The long-term potential is massive however, if China delivers on a long-advertised goal of shifting the economy from one reliant on massive investment in infrastructure and manufacturing to one driven by domestic consumption. Consumer spending continues to play a minor role in the state-controlled economy dominated by giant government-run enterprises.
Official figures show the share of consumption as a percentage of China’s GDP has decreased from 50 percent to below 35 percent over the past 15 years. Even though household consumption increased by more than 8 percent annually it hasn’t kept up with GDP growth, which has averaged 10 percent, according to Wang Tao, China economist at investment bank UBS. The state-controlled business sector has benefitted disproportionately from government subsidies and stimulus packages, at the expense of unleashing household spending through better social safety nets, she said.
Tapping domestic demand will clearly be important for China’s seafood producers and processors’ future growth. CAPPMA secretary general Cui expects a slight rise of about 2 percent in locally-produced seafood volume in 2012. That suggests China will remain a dominant player in volume terms, even as it copes with challenges and falling demand. However, long-term challenges of weak export markets suggest some of the local capacity will have to be diverted to domestic and Asian markets.

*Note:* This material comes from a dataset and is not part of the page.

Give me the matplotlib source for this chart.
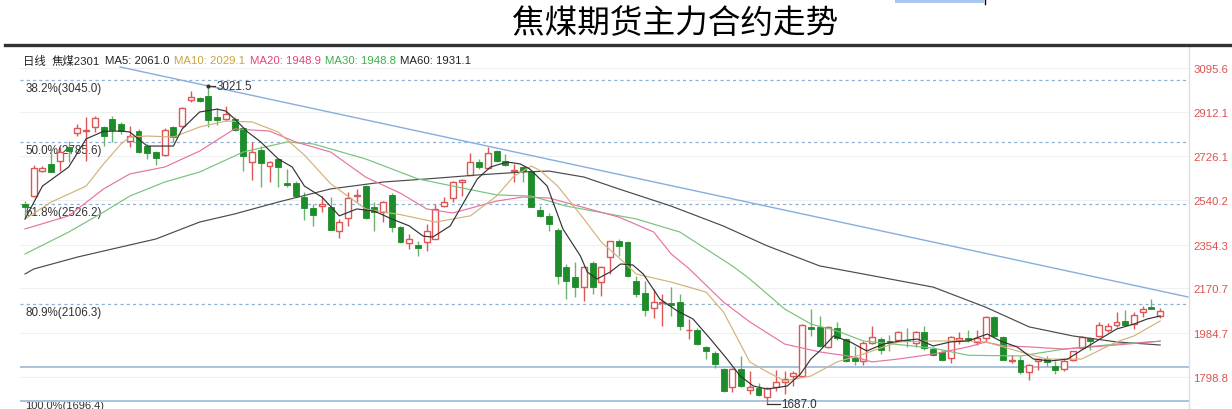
import matplotlib
matplotlib.use("Agg")
import matplotlib.pyplot as plt
from matplotlib.lines import Line2D
from matplotlib.patches import Rectangle

plt.rcParams['font.family'] = ['Liberation Sans', 'Noto Sans CJK SC', 'DejaVu Sans']

# ---------------- data ----------------
opens = [2525, 2557, 2663, 2693, 2704, 2764, 2823, 2831, 2847, 2849,
         2882, 2861, 2788, 2833, 2767, 2742, 2731, 2849, 2853, 2963,
         2970, 2977, 2889, 2882, 2882, 2843, 2702, 2753, 2686, 2714,
         2613, 2612, 2553, 2508, 2515, 2511, 2413, 2465, 2560, 2602,
         2511, 2492, 2563, 2427, 2361, 2354, 2364, 2378, 2518, 2549,
         2616, 2648, 2702, 2675, 2749, 2707, 2663, 2679, 2662, 2501,
         2473, 2417, 2262, 2217, 2178, 2276, 2199, 2304, 2371, 2364,
         2200, 2151, 2088, 2110, 2109, 2112, 1995, 1997, 1923, 1900,
         1832, 1756, 1832, 1745, 1753, 1716, 1756, 1777, 1804, 1804,
         2007, 2007, 1923, 2004, 1958, 1877, 1867, 1941, 1958, 1949,
         1955, 1955, 1941, 1986, 1916, 1902, 1879, 1955, 1961, 1944,
         1961, 2052, 1965, 1867, 1871, 1818, 1865, 1874, 1846, 1832,
         1871, 1919, 1961, 1972, 1997, 2017, 2033, 2021, 2073, 2091,
         2054]
highs = [2539, 2688, 2684, 2759, 2763, 2790, 2861, 2889, 2893, 2853,
         2895, 2868, 2853, 2840, 2777, 2749, 2843, 2853, 2931, 3000,
         2973, 3021.5, 2927, 2937, 2889, 2847, 2784, 2770, 2707, 2717,
         2672, 2623, 2574, 2525, 2560, 2553, 2462, 2574, 2588, 2606,
         2532, 2539, 2571, 2432, 2399, 2371, 2441, 2525, 2553, 2623,
         2630, 2739, 2714, 2763, 2751, 2735, 2693, 2684, 2667, 2518,
         2487, 2424, 2273, 2282, 2266, 2285, 2266, 2371, 2378, 2370,
         2221, 2203, 2168, 2147, 2175, 2147, 2042, 2004, 1930, 1908,
         1836, 1836, 1888, 1825, 1772, 1757, 1828, 1825, 1824, 2021,
         2084, 2056, 2012, 2028, 1962, 1930, 1951, 2012, 1966, 1975,
         1991, 2003, 1993, 2012, 1925, 1912, 1971, 1986, 1997, 1997,
         2055, 2055, 1971, 1891, 1888, 1853, 1877, 1886, 1866, 1874,
         1908, 1971, 1967, 2028, 2025, 2070, 2081, 2070, 2095, 2126,
         2088]
lows = [2469, 2555, 2659, 2658, 2665, 2700, 2812, 2707, 2826, 2770,
        2784, 2819, 2763, 2739, 2714, 2689, 2728, 2784, 2847, 2952,
        2952, 2847, 2856, 2874, 2832, 2665, 2627, 2595, 2616, 2595,
        2595, 2557, 2459, 2434, 2490, 2415, 2382, 2431, 2532, 2462,
        2413, 2448, 2406, 2361, 2336, 2308, 2329, 2376, 2511, 2532,
        2560, 2646, 2672, 2672, 2701, 2686, 2618, 2618, 2512, 2469,
        2413, 2189, 2126, 2134, 2119, 2147, 2140, 2231, 2308, 2218,
        2135, 2056, 2045, 2014, 2056, 1997, 1958, 1933, 1874, 1835,
        1736, 1735, 1757, 1727, 1719, 1687, 1740, 1727, 1762, 1803,
        1972, 1925, 1920, 1954, 1862, 1849, 1849, 1937, 1895, 1909,
        1944, 1925, 1923, 1912, 1887, 1866, 1858, 1937, 1944, 1933,
        1946, 1967, 1870, 1858, 1811, 1787, 1829, 1846, 1811, 1825,
        1866, 1916, 1913, 1967, 1988, 2008, 2013, 2000, 2050, 2084,
        2046]
closes = [2513, 2675, 2674, 2660, 2742, 2747, 2843, 2835, 2885, 2812,
          2837, 2830, 2812, 2742, 2739, 2717, 2837, 2807, 2927, 2973,
          2956, 2879, 2877, 2903, 2837, 2725, 2744, 2696, 2702, 2679,
          2606, 2560, 2508, 2479, 2525, 2417, 2448, 2549, 2563, 2465,
          2492, 2532, 2427, 2367, 2378, 2340, 2413, 2504, 2532, 2616,
          2627, 2702, 2679, 2738, 2707, 2689, 2665, 2662, 2514, 2476,
          2441, 2221, 2203, 2178, 2259, 2178, 2259, 2368, 2347, 2224,
          2147, 2081, 2112, 2112, 2102, 2012, 1997, 1937, 1909, 1853,
          1741, 1832, 1762, 1756, 1724, 1751, 1777, 1790, 1814, 2017,
          2000, 1930, 2007, 1961, 1867, 1867, 1940, 1968, 1913, 1944,
          1986, 1951, 1986, 1919, 1892, 1871, 1965, 1961, 1954, 1961,
          2052, 1972, 1871, 1871, 1821, 1849, 1874, 1860, 1828, 1867,
          1907, 1965, 1951, 2018, 2014, 2031, 2018, 2059, 2084, 2084,
          2077]

# moving averages (candle index, value)
ma5_idx = [0, 2, 5, 7, 9, 11, 12, 14, 17, 18, 20, 22, 23, 24, 25.5, 27, 29, 30.6,
           32, 34, 36, 38, 40, 42, 44, 45.6, 46.7, 48.7, 50.6, 51.8, 53.3, 55.2,
           56.7, 57.8, 59.8, 61.6, 63.6, 64.4, 65.5, 67, 68.2, 69.6, 70.8, 72.7,
           74.7, 76.5, 78.5, 80.4, 81.9, 83.4, 85, 87.3, 88.8, 90, 91, 92.6, 94.5,
           96.4, 98.3, 100.2, 102.2, 104, 106, 108, 110.2, 111.7, 113.6, 115.5,
           117.4, 119.4, 121.2, 123.1, 125, 127, 128.5, 130]
ma5_val = [2462, 2600, 2680, 2798, 2830, 2831, 2827, 2768, 2768, 2840, 2911, 2923,
           2915, 2882, 2827, 2785, 2714, 2680, 2600, 2554, 2475, 2504, 2495, 2462,
           2433, 2390, 2386, 2433, 2554, 2630, 2680, 2701, 2693, 2672, 2600, 2420,
           2307, 2239, 2210, 2239, 2273, 2269, 2231, 2126, 2076, 2042, 1958, 1874,
           1803, 1761, 1748, 1761, 1811, 1874, 1908, 1971, 1946, 1908, 1937, 1950,
           1958, 1929, 1946, 1950, 1979, 1950, 1925, 1874, 1866, 1874, 1916, 1958,
           2000, 2021, 2042, 2055]

ma10_idx = [0, 3, 7, 9, 11, 12, 14, 17, 20, 23, 26, 29, 32, 35, 39, 43, 47, 51,
            54, 56, 58, 59, 61, 64, 66, 68, 70, 74, 78, 80, 83, 85, 87, 90, 93, 96,
            100, 104, 108, 110, 114, 117, 121, 125, 127, 130]
ma10_val = [2462, 2533, 2600, 2693, 2777, 2806, 2810, 2806, 2848, 2873, 2869, 2827,
            2730, 2610, 2504, 2480, 2449, 2475, 2558, 2642, 2684, 2665, 2600, 2462,
            2365, 2300, 2231, 2197, 2155, 2071, 1862, 1820, 1782, 1803, 1862, 1895,
            1946, 1950, 1950, 1946, 1904, 1874, 1874, 1946, 1971, 2034]

ma20_idx = [0, 5, 9, 12, 16, 20, 24, 28, 31, 35, 39, 43, 46, 49, 54, 57, 60, 68,
            72, 74, 76, 80, 83, 87, 91, 95, 97, 100, 104, 108, 110, 112, 115, 119,
            125, 130]
ma20_val = [2420, 2475, 2588, 2651, 2680, 2747, 2840, 2831, 2785, 2743, 2638, 2570,
            2504, 2487, 2537, 2554, 2550, 2470, 2407, 2315, 2255, 2113, 2030, 1937,
            1904, 1883, 1862, 1874, 1895, 1925, 1945, 1930, 1925, 1916, 1933, 1949]

ma30_idx = [0, 5, 9, 12, 16, 20, 25, 30, 33, 39, 45, 49, 54, 58, 62, 70, 75, 81,
            83, 87, 90, 93, 96, 104, 108, 114, 119, 125, 130]
ma30_val = [2315, 2407, 2491, 2558, 2617, 2659, 2743, 2785, 2777, 2714, 2630, 2600,
            2563, 2558, 2516, 2462, 2407, 2265, 2210, 2084, 2021, 1992, 1950, 1920,
            1890, 1887, 1916, 1937, 1949]

ma60_idx = [0, 1, 6, 10, 15, 20, 24, 29, 35, 41, 46, 52, 57, 60, 64, 68, 74, 80,
            85, 91, 96, 104, 110, 115, 120, 125, 130]
ma60_val = [2231, 2252, 2302, 2336, 2378, 2449, 2483, 2533, 2588, 2617, 2630, 2647,
            2659, 2663, 2638, 2588, 2516, 2432, 2349, 2265, 2231, 2176, 2092, 2009,
            1971, 1946, 1933]

fib_labels = ["38.2%(3045.0)", "50.0%(2785.6)", "61.8%(2526.2)", "80.9%(2106.3)"]
fib_values = [3045.0, 2785.6, 2526.2, 2106.3]
support_values = [1841.0, 1696.4]
bottom_label = "100.0%(1696.4)"
ytick_values = [3095.6, 2912.1, 2726.1, 2540.2, 2354.3, 2170.7, 1984.7, 1798.8]
trend_idx = [10.9, 133.2]
trend_val = [3099.8, 2134.5]
high_idx, high_val = 21, 3021.5
low_idx, low_val = 85, 1687.0

title = "焦煤期货主力合约走势"
legend_parts = [("日线", "#222222"), ("焦煤2301", "#222222"), ("MA5: 2061.0", "#222222"),
                ("MA10: 2029.1", "#c9a43a"), ("MA20: 1948.9", "#e0457f"),
                ("MA30: 1948.8", "#3cb04a"), ("MA60: 1931.1", "#222222")]

# ---------------- figure ----------------
W, H = 1232, 410
fig = plt.figure(figsize=(W / 100, H / 100), dpi=100)
fig.patch.set_facecolor("white")

ax_left, ax_right, ax_top, ax_bottom = 20, 1189, 47, 410
ax = fig.add_axes([ax_left / W, 1 - ax_bottom / H, (ax_right - ax_left) / W,
                   (ax_bottom - ax_top) / H])
ax.set_xlim(-0.573, 133.3)
ax.set_ylim(1664.4, 3187.9)
for s in ["left", "top", "bottom"]:
    ax.spines[s].set_visible(False)
ax.spines["right"].set_color("#dddddd")
ax.spines["right"].set_linewidth(1.0)
ax.set_xticks([])
ax.yaxis.tick_right()
ax.set_yticks(ytick_values)
ax.set_yticklabels([f"{v:.1f}" for v in ytick_values])
ax.tick_params(axis="y", length=0, pad=3, labelsize=8.2, labelcolor="#d9534f")

# faint grid
for v in ytick_values:
    ax.axhline(v, color="#f0f0f0", lw=0.8, zorder=0)

# fib dotted lines
for v, lab in zip(fib_values, fib_labels):
    ax.axhline(v, color="#8fb2d2", lw=0.9, ls=(0, (2.5, 2.5)), zorder=1)
    ax.annotate(lab, xy=(0, v), xycoords=("axes fraction", "data"),
                xytext=(4, -1.5), textcoords="offset points", ha="left", va="top",
                fontsize=8.4, color="#333333")
for v in support_values:
    ax.axhline(v, color="#a9c3dc", lw=1.4, zorder=1)
ax.annotate(bottom_label, xy=(0, support_values[-1]), xycoords=("axes fraction", "data"),
            xytext=(4, 1.0), textcoords="offset points", ha="left", va="top",
            fontsize=8.0, color="#333333", annotation_clip=False, zorder=0.5)

# trend line
ax.plot(trend_idx, trend_val, color="#86aede", lw=1.0, zorder=2)

# moving averages
ax.plot(ma60_idx, ma60_val, color="#4a4a4a", lw=0.85, zorder=4)
ax.plot(ma30_idx, ma30_val, color="#79c27a", lw=0.85, zorder=4)
ax.plot(ma20_idx, ma20_val, color="#e7739f", lw=0.85, zorder=4)
ax.plot(ma10_idx, ma10_val, color="#d2b27a", lw=0.85, zorder=4)
ax.plot(ma5_idx, ma5_val, color="#333333", lw=0.85, zorder=5)

# candles
red = "#de5656"
green_body = "#1d8c2a"
green_wick = "#6ab46c"
width = 0.68
for i, (o, h, l, c) in enumerate(zip(opens, highs, lows, closes)):
    up = c >= o
    bot = min(o, c)
    hgt = max(abs(c - o), 2.5)
    if up:
        ax.vlines(i, l, h, color=red, lw=1.0, zorder=3)
        ax.bar(i, hgt, bottom=bot, width=width, facecolor="white", edgecolor=red,
               linewidth=1.0, zorder=3.5)
    else:
        ax.vlines(i, l, h, color=green_wick, lw=1.0, zorder=3)
        ax.bar(i, hgt, bottom=bot, width=width, facecolor=green_body,
               edgecolor=green_body, linewidth=0.6, zorder=3.5)

# high / low annotations
ax.plot([high_idx, high_idx + 0.8], [high_val, high_val], color="#333333", lw=0.9, zorder=6)
ax.plot([high_idx], [high_val], marker="o", ms=2, color="#333333", zorder=6)
ax.text(high_idx + 0.9, high_val, f"{high_val:.1f}", fontsize=8.4, color="#333333",
        ha="left", va="center")
ax.plot([low_idx, low_idx, low_idx + 1.5], [low_val, low_val - 3, low_val - 3],
        color="#333333", lw=0.9, zorder=6)
ax.text(low_idx + 1.6, low_val - 3, f"{low_val:.1f}", fontsize=8.4, color="#333333",
        ha="left", va="center")

# legend line (multi-colour)
legend_x = [22.7, 51.7, 105, 174, 250, 325, 400]
for (txt, col), px in zip(legend_parts, legend_x):
    fig.text(px / W, 1 - 61 / H, txt, fontsize=8.2, color=col, ha="left", va="center")

# title
fig.text(675 / W, 1 - 24 / H, title, fontsize=23.5, color="black", ha="center",
         va="center", family=["Noto Sans CJK SC"], fontweight="medium")

# top border
fig.add_artist(Line2D([5 / W, 1], [1 - 46 / H, 1 - 46 / H], color="#333333", lw=2.4))
fig.add_artist(Rectangle((895 / W, 1 - 4 / H), 89 / W, 4 / H, facecolor="#a9c8f0",
                         edgecolor="none", transform=fig.transFigure))
fig.add_artist(Line2D([985 / W, 985 / W], [1 - 5 / H, 1], color="black", lw=1))

fig.savefig("out.png", dpi=100, facecolor="white")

China also faces the prospect of competition from Vietnam, which has competed aggressively for China’s tilapia market in particular, offering a higher-yield basa (pangasius) alternative to international buyers. Nonetheless, experts believe China has the economies of scale to remain top dog. Head of the FAO’s Asia fisheries office, Simon Funge-Smith believes China can hold onto the huge lead in production built up over the years. “Chinese production is still huge,” said Funge-Smith. “This means any shift elsewhere is unlikely to significantly erode China’s dominant position as the world’s No. 1 producing country.”